* Task description *
Pictures stay out of the copy. Repeat exactly the lines from the first entry below through the line that contains "const yThresholds = [67, 109.7];", and nothing beyond.

* Dataset records *
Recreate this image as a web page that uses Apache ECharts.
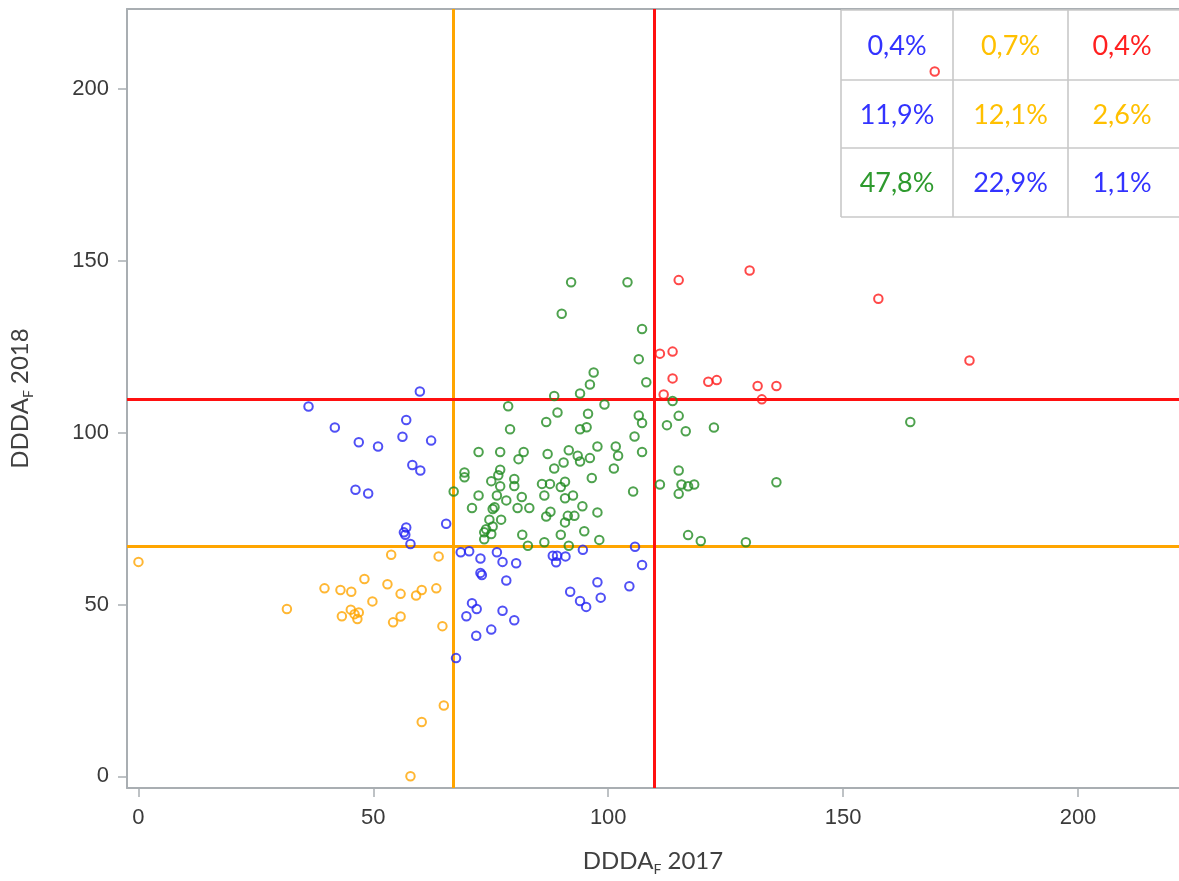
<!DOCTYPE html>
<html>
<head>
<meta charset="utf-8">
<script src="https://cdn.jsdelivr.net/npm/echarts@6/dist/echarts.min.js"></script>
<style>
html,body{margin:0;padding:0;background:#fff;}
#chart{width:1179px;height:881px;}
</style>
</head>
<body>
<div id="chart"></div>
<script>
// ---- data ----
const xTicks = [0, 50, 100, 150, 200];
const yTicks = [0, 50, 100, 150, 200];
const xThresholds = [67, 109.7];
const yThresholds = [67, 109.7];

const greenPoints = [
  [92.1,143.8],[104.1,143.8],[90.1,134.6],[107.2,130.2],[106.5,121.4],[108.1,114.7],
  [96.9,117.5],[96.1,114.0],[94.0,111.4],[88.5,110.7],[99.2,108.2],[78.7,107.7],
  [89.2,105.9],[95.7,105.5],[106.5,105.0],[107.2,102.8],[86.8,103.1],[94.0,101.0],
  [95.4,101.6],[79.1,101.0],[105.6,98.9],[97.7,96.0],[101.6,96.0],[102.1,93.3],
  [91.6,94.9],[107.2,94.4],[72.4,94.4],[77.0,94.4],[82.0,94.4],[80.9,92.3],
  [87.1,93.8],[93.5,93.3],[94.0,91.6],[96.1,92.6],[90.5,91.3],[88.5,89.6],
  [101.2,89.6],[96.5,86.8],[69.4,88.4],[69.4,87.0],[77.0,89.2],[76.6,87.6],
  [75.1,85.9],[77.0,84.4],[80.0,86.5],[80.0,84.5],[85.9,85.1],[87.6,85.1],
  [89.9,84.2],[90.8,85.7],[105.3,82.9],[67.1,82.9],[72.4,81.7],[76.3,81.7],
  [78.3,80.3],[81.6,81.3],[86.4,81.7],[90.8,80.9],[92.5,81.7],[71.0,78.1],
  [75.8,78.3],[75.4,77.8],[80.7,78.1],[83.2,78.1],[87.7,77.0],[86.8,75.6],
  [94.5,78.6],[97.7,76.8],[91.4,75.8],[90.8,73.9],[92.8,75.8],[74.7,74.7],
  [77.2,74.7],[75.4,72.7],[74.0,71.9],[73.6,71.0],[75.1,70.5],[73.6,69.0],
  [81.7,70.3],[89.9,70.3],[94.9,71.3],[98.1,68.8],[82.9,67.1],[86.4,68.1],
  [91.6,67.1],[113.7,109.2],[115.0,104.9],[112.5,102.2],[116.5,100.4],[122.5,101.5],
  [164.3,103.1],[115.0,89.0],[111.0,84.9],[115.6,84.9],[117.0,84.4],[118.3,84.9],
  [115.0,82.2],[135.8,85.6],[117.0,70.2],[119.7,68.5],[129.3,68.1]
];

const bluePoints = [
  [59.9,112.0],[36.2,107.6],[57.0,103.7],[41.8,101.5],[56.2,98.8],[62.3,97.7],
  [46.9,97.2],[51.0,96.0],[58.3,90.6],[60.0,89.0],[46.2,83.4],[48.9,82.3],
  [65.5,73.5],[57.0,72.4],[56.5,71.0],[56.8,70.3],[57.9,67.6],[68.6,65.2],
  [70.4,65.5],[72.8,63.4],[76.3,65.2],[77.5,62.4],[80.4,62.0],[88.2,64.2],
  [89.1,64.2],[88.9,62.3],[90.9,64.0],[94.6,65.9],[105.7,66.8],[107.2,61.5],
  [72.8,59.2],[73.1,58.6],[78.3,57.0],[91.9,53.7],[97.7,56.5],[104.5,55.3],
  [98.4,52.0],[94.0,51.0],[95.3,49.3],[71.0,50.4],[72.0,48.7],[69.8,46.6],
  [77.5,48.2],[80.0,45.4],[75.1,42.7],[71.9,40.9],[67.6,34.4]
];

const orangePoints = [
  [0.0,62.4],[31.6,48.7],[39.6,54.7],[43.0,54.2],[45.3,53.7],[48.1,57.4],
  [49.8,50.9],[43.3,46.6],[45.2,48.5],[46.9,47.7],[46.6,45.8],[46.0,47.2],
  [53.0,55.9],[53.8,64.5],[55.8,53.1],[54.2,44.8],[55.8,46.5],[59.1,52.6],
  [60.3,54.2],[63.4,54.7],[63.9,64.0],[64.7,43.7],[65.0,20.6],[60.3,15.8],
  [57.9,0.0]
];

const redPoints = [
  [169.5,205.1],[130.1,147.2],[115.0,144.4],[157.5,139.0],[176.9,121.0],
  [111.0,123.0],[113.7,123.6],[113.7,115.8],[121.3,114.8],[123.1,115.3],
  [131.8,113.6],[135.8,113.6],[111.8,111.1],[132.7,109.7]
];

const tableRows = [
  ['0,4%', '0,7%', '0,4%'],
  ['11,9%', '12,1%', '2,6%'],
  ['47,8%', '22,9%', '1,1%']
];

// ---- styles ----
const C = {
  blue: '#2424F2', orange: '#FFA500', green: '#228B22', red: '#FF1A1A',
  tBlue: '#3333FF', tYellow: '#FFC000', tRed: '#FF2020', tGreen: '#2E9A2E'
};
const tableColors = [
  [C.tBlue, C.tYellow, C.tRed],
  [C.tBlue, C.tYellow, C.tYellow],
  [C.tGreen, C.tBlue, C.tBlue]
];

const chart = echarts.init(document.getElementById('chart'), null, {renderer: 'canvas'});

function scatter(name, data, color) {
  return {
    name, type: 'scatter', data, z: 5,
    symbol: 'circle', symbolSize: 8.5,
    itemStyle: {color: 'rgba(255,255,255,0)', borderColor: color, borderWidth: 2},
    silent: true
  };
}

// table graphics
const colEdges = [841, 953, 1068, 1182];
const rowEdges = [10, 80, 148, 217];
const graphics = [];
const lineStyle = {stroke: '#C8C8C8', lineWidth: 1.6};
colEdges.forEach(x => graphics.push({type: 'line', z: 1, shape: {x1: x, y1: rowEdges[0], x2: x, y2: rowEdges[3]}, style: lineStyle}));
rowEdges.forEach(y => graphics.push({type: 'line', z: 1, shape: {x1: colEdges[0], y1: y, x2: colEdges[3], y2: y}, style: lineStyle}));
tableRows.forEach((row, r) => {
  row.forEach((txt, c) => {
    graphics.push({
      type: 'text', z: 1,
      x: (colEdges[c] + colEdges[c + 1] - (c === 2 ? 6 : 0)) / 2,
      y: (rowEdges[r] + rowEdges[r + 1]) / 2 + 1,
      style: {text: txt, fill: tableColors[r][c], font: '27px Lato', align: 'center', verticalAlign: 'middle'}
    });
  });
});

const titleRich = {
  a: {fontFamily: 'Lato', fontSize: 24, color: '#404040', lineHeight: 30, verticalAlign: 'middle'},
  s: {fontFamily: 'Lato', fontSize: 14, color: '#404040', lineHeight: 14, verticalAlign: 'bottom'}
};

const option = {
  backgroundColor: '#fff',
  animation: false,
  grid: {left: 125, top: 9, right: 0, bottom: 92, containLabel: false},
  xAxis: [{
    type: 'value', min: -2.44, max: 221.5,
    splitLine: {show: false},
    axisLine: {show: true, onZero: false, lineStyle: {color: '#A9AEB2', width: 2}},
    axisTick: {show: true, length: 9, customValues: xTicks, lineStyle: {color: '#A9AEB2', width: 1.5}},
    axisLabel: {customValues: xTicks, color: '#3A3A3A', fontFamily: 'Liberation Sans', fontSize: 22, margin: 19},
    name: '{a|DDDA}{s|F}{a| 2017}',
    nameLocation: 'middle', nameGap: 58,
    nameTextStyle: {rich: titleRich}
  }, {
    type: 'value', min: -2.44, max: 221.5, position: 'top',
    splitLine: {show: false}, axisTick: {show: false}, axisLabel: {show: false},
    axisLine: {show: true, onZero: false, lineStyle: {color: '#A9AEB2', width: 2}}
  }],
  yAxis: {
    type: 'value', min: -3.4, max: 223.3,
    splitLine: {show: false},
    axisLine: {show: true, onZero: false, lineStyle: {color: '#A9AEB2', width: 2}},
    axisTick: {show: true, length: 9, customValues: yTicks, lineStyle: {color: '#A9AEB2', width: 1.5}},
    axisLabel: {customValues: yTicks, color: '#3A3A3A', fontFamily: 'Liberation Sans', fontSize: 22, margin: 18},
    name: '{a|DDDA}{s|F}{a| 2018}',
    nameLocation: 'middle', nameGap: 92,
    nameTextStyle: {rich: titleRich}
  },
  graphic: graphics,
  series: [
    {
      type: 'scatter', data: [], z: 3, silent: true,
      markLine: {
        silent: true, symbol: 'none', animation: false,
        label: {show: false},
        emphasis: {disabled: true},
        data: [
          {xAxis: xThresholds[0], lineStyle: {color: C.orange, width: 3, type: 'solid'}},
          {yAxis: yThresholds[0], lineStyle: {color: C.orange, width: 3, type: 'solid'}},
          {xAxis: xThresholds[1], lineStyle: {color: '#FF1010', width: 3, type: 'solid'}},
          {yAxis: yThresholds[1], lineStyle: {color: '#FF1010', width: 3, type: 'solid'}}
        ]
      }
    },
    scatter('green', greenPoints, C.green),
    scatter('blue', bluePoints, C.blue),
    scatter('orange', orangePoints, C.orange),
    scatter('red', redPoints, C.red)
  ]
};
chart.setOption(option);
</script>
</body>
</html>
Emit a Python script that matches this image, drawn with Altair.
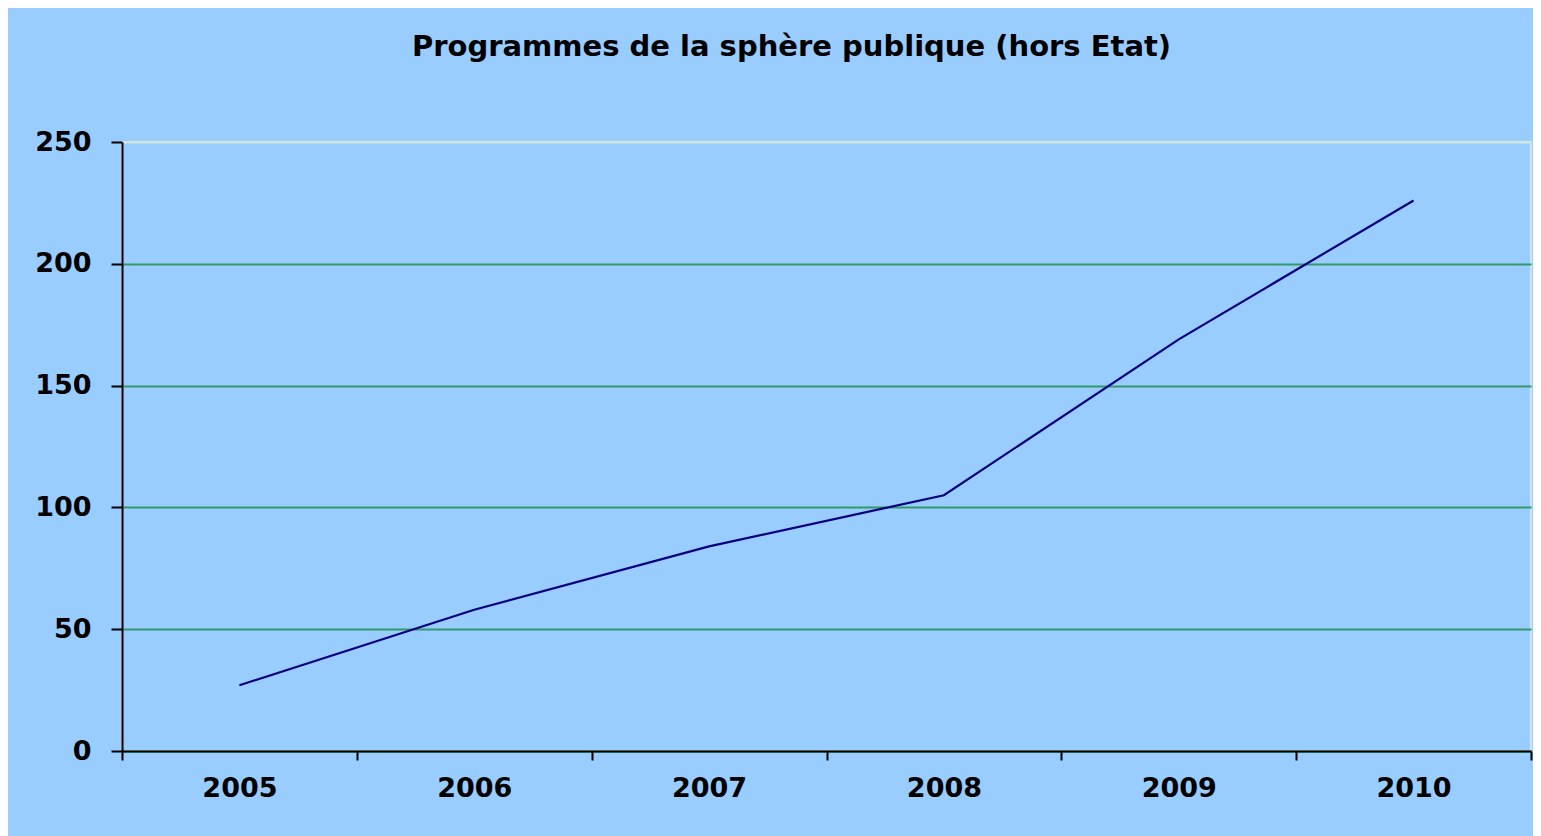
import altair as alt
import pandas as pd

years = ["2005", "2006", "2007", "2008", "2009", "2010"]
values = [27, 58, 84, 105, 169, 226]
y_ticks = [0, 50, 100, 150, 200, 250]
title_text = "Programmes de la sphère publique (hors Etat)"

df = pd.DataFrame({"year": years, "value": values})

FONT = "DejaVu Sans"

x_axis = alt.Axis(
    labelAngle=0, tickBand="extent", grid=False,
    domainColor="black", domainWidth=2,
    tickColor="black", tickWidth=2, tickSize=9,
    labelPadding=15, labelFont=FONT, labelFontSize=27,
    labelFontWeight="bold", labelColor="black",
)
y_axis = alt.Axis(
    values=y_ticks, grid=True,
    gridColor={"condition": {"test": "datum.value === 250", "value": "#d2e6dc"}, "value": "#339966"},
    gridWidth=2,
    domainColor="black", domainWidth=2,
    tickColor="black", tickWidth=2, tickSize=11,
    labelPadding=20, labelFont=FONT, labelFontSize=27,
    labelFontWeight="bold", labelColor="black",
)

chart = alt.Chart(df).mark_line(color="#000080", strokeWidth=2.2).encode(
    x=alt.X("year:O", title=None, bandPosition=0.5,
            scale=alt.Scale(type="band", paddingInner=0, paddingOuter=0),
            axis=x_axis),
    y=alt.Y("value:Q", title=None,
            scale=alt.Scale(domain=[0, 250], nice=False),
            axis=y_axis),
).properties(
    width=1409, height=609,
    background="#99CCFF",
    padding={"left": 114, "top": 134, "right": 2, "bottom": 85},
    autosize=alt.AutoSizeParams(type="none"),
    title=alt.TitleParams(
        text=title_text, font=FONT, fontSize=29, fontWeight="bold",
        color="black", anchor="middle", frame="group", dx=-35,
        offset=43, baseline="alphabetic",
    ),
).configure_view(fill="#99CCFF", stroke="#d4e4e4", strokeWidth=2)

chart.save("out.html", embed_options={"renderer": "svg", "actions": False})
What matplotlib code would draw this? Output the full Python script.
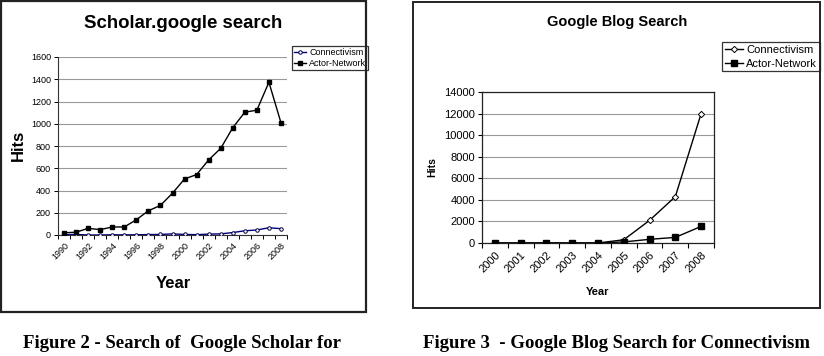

* Full response *
Recreate this image as a web page that uses Apache ECharts.
<!DOCTYPE html>
<html>
<head>
<meta charset="utf-8">
<script src="https://cdn.jsdelivr.net/npm/echarts@6/dist/echarts.min.js"></script>
<style>
html,body{margin:0;padding:0;background:#fff;}
#chart{width:1179px;height:881px;}
</style>
</head>
<body>
<div id="chart"></div>
<script>
// ---- data ----
const xTicks = [0, 50, 100, 150, 200];
const yTicks = [0, 50, 100, 150, 200];
const xThresholds = [67, 109.7];
const yThresholds = [67, 109.7];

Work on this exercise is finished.